___ Data for processing ___

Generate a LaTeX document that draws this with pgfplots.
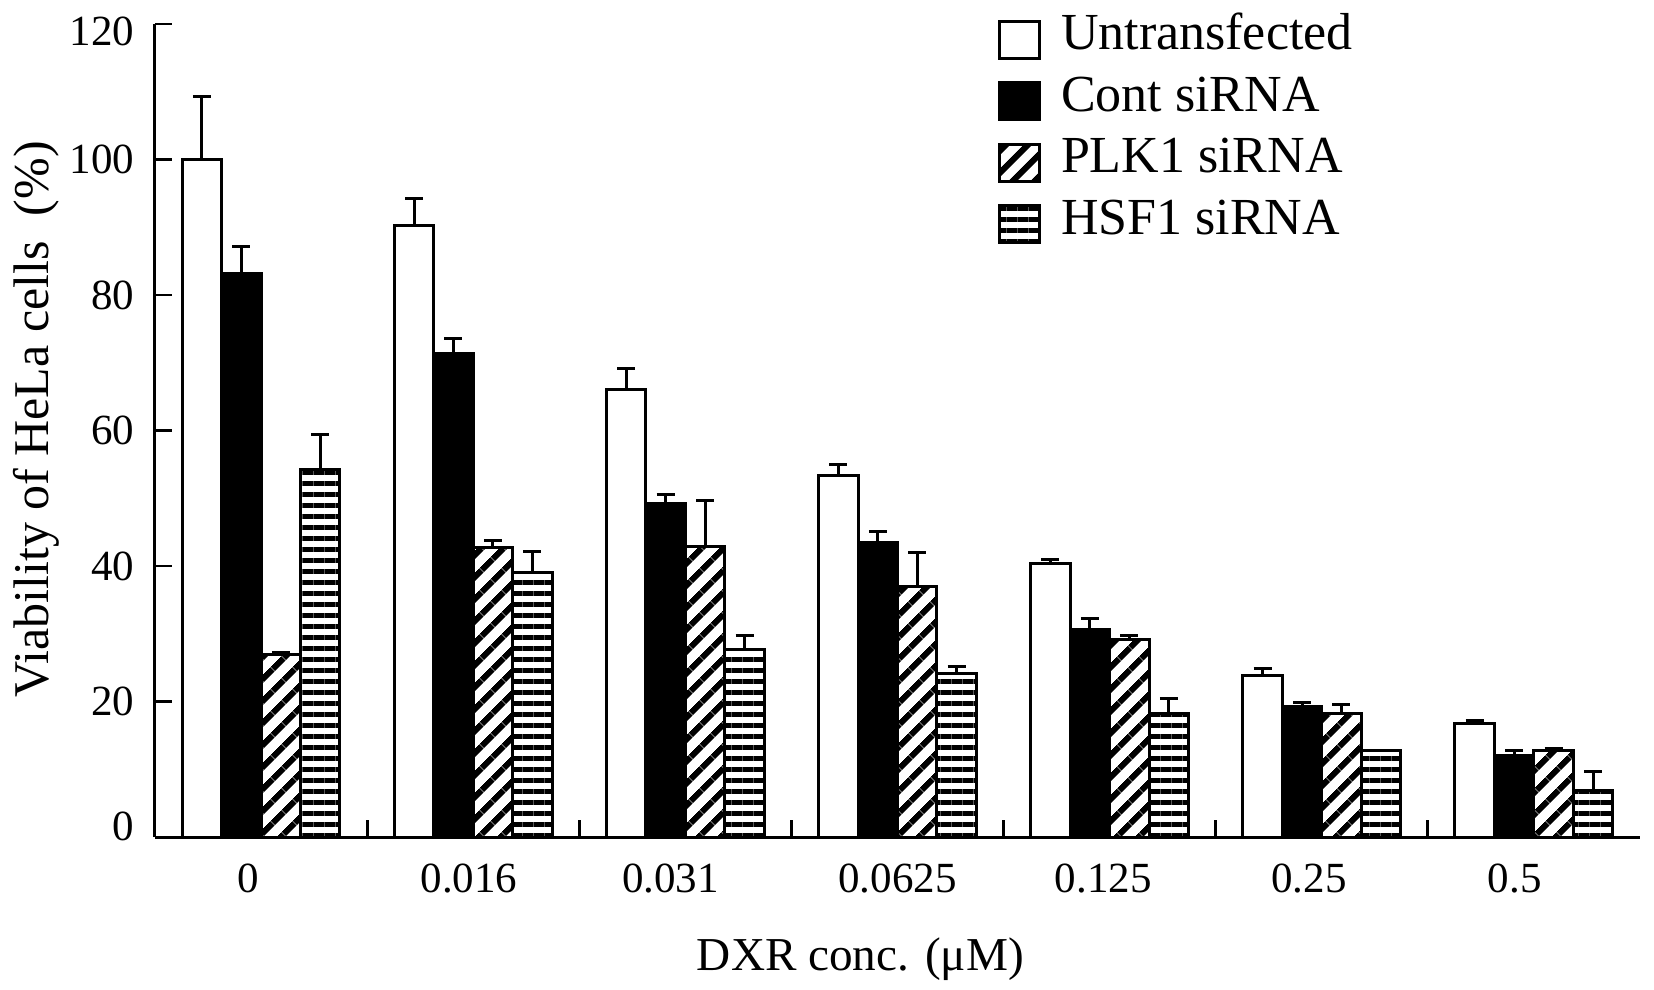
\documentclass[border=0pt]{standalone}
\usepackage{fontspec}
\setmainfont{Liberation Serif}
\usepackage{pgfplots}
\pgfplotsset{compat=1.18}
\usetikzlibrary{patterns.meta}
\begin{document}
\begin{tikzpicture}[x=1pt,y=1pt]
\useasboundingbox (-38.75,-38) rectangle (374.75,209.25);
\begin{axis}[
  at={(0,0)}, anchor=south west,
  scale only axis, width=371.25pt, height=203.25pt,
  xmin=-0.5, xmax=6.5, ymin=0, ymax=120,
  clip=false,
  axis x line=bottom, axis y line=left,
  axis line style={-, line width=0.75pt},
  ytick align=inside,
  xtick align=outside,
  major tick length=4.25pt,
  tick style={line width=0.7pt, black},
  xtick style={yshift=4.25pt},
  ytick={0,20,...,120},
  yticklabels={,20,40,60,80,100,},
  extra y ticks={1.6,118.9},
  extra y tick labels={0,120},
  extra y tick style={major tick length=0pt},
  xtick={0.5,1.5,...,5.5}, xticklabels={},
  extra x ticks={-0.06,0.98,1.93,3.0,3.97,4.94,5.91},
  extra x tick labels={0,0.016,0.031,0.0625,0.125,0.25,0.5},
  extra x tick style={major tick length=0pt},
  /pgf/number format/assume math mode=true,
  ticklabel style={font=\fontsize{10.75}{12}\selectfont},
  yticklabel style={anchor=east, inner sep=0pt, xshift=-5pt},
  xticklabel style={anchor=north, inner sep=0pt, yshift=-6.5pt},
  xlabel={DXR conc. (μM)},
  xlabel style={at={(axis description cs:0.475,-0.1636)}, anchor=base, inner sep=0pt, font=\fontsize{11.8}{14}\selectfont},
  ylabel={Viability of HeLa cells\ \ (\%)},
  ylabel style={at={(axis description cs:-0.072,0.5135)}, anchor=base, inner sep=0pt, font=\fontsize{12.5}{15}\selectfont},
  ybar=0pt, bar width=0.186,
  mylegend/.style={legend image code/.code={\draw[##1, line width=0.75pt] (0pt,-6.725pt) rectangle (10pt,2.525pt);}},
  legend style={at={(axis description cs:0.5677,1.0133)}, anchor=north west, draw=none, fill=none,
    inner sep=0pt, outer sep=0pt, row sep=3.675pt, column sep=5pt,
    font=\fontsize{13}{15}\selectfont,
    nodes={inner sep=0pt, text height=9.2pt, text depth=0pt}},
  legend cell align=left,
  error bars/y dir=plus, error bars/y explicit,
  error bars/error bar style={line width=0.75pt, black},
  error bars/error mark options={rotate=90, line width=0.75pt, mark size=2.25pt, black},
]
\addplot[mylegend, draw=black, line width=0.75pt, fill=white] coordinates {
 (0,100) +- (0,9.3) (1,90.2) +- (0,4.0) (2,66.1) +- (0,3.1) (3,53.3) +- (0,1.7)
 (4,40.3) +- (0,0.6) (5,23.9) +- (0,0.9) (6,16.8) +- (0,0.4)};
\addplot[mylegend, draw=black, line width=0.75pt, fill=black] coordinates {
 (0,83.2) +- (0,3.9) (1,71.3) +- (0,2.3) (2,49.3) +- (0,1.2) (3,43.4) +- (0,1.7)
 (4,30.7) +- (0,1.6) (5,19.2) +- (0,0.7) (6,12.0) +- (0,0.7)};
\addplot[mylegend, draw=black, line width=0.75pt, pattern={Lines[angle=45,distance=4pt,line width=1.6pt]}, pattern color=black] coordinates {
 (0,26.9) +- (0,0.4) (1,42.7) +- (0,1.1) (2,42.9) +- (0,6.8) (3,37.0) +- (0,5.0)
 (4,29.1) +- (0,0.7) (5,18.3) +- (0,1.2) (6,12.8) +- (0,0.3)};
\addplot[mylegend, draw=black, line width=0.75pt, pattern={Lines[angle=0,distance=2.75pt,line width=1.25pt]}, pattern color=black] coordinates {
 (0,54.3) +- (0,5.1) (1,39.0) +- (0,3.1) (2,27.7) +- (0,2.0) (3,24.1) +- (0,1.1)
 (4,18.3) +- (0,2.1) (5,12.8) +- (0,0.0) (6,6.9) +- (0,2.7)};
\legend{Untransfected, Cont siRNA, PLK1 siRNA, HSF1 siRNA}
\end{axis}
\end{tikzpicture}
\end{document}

___
___ Data for processing ___

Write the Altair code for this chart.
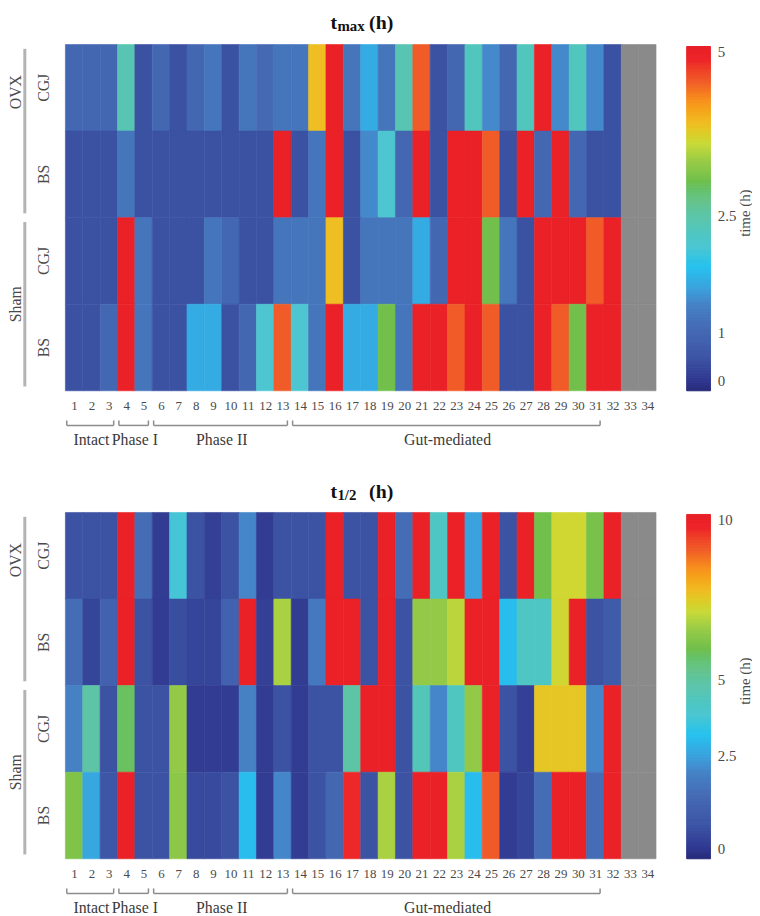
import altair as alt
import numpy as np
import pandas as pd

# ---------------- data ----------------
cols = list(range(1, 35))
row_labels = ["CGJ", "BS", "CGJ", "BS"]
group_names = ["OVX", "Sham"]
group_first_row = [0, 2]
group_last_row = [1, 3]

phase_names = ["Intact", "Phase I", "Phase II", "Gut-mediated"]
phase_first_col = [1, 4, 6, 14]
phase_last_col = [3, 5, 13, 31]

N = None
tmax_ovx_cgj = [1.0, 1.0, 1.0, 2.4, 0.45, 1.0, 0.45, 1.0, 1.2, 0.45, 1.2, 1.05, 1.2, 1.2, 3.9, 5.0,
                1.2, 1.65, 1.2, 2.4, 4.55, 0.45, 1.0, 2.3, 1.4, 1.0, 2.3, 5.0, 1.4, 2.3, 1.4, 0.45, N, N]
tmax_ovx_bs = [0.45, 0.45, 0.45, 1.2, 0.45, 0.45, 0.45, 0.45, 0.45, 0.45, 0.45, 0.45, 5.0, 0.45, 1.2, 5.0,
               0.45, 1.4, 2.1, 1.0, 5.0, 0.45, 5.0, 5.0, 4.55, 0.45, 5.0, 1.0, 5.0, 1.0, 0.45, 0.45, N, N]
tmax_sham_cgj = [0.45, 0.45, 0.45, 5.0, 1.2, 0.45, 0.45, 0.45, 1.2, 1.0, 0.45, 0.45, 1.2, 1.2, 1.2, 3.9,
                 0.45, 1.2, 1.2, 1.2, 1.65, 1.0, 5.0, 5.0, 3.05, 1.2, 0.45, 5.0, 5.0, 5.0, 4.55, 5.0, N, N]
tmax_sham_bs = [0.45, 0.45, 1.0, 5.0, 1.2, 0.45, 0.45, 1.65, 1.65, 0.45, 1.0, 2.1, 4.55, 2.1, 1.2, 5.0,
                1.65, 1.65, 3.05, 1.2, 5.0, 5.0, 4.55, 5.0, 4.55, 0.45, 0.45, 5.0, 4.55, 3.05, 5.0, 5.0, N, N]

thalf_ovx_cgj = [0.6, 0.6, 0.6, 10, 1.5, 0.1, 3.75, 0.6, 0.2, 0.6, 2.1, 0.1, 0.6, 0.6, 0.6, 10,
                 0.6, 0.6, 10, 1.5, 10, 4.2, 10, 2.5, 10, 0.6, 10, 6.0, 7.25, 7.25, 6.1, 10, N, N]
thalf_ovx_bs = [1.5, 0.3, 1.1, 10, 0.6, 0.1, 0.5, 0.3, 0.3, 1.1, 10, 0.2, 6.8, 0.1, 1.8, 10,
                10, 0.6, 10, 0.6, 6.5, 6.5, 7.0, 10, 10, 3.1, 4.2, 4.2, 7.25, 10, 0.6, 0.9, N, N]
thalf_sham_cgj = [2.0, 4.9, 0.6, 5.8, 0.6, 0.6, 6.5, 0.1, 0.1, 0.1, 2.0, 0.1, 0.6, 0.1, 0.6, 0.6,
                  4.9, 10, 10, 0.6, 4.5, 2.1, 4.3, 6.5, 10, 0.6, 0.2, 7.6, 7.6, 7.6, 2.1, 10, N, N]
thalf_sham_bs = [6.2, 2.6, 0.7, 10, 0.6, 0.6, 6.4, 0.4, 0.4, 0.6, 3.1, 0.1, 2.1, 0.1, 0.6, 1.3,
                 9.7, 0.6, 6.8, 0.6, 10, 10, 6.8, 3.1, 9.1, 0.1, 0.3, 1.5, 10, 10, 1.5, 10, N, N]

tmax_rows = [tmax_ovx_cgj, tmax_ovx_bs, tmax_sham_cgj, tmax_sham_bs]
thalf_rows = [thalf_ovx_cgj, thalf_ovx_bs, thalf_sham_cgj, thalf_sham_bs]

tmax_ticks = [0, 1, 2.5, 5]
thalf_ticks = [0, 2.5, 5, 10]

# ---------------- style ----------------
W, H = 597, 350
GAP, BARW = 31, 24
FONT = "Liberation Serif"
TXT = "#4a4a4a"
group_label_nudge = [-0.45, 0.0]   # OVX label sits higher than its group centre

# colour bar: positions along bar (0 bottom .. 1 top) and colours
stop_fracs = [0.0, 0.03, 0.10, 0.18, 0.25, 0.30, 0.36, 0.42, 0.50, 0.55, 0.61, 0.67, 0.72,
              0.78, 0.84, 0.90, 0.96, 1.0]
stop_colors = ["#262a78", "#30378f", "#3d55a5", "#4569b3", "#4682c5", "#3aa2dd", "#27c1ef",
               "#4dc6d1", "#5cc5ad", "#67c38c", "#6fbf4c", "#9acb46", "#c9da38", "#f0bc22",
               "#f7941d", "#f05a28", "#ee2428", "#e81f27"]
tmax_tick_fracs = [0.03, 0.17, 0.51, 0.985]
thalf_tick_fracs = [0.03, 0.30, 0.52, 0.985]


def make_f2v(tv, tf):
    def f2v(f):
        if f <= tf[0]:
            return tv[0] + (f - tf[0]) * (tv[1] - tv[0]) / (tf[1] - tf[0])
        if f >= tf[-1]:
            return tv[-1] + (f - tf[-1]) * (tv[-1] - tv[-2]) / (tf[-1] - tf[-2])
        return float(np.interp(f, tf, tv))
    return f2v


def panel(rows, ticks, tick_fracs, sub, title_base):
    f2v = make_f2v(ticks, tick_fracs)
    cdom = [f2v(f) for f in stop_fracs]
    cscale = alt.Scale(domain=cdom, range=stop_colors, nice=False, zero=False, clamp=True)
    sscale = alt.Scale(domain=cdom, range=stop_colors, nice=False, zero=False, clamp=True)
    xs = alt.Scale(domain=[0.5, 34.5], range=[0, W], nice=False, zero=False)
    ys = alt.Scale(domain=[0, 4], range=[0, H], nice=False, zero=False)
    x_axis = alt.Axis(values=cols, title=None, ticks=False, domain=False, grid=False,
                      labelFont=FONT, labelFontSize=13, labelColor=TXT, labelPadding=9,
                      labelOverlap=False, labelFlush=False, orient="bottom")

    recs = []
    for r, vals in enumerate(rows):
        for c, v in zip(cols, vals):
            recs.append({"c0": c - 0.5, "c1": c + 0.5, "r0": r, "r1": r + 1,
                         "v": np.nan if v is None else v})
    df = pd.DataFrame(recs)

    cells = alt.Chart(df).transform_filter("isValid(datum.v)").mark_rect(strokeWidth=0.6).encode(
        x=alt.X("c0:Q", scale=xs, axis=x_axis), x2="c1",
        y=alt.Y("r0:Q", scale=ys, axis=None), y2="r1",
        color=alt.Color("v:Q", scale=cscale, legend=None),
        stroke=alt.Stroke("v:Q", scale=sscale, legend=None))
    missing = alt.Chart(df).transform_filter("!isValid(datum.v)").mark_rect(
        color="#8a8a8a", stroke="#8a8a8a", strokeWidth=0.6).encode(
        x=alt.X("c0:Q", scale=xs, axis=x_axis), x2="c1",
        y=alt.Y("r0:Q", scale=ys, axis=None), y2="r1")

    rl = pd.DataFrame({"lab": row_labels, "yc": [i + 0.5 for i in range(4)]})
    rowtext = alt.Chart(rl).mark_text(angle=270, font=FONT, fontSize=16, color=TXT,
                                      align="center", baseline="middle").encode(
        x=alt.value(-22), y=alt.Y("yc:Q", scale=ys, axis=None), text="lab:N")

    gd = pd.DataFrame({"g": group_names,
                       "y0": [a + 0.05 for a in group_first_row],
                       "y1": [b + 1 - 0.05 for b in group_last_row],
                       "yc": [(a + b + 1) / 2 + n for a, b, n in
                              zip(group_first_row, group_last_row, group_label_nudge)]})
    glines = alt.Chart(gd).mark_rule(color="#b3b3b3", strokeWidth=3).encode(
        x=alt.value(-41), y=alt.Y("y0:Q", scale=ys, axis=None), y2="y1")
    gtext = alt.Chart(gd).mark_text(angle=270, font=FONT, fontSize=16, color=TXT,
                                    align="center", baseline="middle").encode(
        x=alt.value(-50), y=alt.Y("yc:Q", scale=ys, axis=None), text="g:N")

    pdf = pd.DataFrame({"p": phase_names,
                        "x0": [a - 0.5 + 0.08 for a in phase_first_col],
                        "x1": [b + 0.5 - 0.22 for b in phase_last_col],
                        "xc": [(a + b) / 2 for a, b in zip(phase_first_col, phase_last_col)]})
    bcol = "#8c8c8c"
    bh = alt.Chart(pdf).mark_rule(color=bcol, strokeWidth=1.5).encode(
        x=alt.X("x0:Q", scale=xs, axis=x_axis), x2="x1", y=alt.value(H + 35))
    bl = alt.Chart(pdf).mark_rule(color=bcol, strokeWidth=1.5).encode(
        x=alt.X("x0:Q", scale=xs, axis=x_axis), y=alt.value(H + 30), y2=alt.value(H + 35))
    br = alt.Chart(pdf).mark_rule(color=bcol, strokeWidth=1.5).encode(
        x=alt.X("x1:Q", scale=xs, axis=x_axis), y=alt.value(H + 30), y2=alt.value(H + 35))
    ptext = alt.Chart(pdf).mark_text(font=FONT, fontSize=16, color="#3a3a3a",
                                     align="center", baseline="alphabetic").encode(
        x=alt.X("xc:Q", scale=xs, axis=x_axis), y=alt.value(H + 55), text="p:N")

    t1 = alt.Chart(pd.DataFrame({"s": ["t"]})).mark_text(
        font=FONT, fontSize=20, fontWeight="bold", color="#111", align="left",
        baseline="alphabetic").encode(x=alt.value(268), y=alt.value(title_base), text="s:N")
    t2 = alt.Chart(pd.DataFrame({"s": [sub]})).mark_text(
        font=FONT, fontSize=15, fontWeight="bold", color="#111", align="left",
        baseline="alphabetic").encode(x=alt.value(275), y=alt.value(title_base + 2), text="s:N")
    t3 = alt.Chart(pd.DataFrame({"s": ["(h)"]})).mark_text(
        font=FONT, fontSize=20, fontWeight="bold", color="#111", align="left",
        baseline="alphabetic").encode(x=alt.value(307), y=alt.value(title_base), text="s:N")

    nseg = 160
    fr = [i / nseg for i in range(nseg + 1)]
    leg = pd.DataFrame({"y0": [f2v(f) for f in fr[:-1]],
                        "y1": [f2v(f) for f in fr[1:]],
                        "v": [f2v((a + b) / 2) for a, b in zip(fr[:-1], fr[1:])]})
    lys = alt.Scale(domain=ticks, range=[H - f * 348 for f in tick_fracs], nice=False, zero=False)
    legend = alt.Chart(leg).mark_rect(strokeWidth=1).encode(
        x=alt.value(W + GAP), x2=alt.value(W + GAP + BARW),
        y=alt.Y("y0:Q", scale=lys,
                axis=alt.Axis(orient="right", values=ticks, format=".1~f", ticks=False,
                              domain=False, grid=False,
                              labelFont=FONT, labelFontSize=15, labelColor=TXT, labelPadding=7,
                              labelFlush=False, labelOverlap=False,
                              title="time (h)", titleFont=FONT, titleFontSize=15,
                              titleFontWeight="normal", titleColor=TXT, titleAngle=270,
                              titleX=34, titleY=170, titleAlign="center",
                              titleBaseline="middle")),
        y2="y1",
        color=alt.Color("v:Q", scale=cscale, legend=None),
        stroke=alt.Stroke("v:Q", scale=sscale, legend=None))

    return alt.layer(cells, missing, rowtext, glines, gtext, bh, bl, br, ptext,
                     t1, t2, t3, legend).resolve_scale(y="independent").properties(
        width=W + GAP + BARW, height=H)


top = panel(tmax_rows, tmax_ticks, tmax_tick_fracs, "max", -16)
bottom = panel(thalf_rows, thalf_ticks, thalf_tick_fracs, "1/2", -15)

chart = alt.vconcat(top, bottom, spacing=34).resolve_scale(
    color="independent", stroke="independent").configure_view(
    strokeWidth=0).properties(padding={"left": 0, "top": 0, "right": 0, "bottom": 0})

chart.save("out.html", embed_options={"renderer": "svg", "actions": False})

___

◆ Required task:
Reproduce, word for word, only the lines in the records above from the line with "Write the Altair code for this chart." through the line with "5.0, 5.0, N, N]", including both ends; omit the pictures.

◆ Answer to the task:
Write the Altair code for this chart.
import altair as alt
import numpy as np
import pandas as pd

# ---------------- data ----------------
cols = list(range(1, 35))
row_labels = ["CGJ", "BS", "CGJ", "BS"]
group_names = ["OVX", "Sham"]
group_first_row = [0, 2]
group_last_row = [1, 3]

phase_names = ["Intact", "Phase I", "Phase II", "Gut-mediated"]
phase_first_col = [1, 4, 6, 14]
phase_last_col = [3, 5, 13, 31]

N = None
tmax_ovx_cgj = [1.0, 1.0, 1.0, 2.4, 0.45, 1.0, 0.45, 1.0, 1.2, 0.45, 1.2, 1.05, 1.2, 1.2, 3.9, 5.0,
                1.2, 1.65, 1.2, 2.4, 4.55, 0.45, 1.0, 2.3, 1.4, 1.0, 2.3, 5.0, 1.4, 2.3, 1.4, 0.45, N, N]
tmax_ovx_bs = [0.45, 0.45, 0.45, 1.2, 0.45, 0.45, 0.45, 0.45, 0.45, 0.45, 0.45, 0.45, 5.0, 0.45, 1.2, 5.0,
               0.45, 1.4, 2.1, 1.0, 5.0, 0.45, 5.0, 5.0, 4.55, 0.45, 5.0, 1.0, 5.0, 1.0, 0.45, 0.45, N, N]
tmax_sham_cgj = [0.45, 0.45, 0.45, 5.0, 1.2, 0.45, 0.45, 0.45, 1.2, 1.0, 0.45, 0.45, 1.2, 1.2, 1.2, 3.9,
                 0.45, 1.2, 1.2, 1.2, 1.65, 1.0, 5.0, 5.0, 3.05, 1.2, 0.45, 5.0, 5.0, 5.0, 4.55, 5.0, N, N]
tmax_sham_bs = [0.45, 0.45, 1.0, 5.0, 1.2, 0.45, 0.45, 1.65, 1.65, 0.45, 1.0, 2.1, 4.55, 2.1, 1.2, 5.0,
                1.65, 1.65, 3.05, 1.2, 5.0, 5.0, 4.55, 5.0, 4.55, 0.45, 0.45, 5.0, 4.55, 3.05, 5.0, 5.0, N, N]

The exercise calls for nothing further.